Taxes are defined as revenue collected from citizens to fund essential services of government. There are those who believe that the tax code should be used to reward some behaviors and punish others.
One example is the state’s cigarette tax, which there are several proposals to increase it by $1.50 per pack. Supporters say that amount would be in a “sweet spot” that would reduce smoking and blunt tobacco companies’ ability to get around the tax by reducing their prices in the state.
Another example on the federal level is the electric car credit of $2,500 to $7,500 for each electric car sold. When automakers were confronted by the possibility of the tax credit going away, they claimed that if the credit disappeared, so would the adoption of EVs by a skeptical car-buying public, which bought more than 199,000 last year. In comparison, Ford sold more than 898,000 F-150 trucks in 2017, so even a big tax break still has consumers leery of buying a vehicle with less range and utility than an equivalent gasoline-powered model.

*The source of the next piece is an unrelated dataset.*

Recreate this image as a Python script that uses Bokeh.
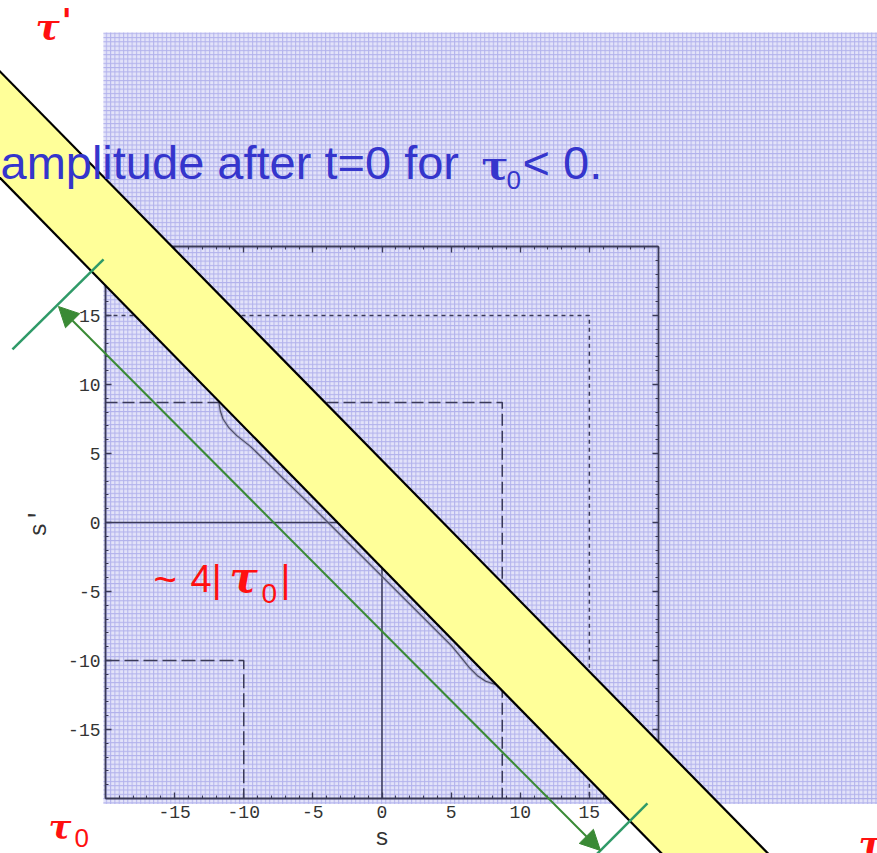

At the state level, there is a vast array of different tax breaks for businesses. One example was the infamous and now expired “cultural retail attraction” incentive that allowed developers to finance the building of shopping malls on the backs of taxpayers with the fig leaf of a “tourist attraction.”
When the tax code is used as a carrot and a stick by policymakers to reward what they consider to be proper behavior and punish bad, markets are deformed. Corruption increases as companies become obsessed with getting financial privileges rather than producing better products and services at a cheaper price. A whole industry of accountants and insiders are required to navigate the swirling waters of the tax incentive patchwork, thus adding ultimate costs to consumers.
The tax code should be greatly simplified to only fund essential government services while eliminating the market-distorting incentives that favor the connected. Anything further is costlier to taxpayers in the end.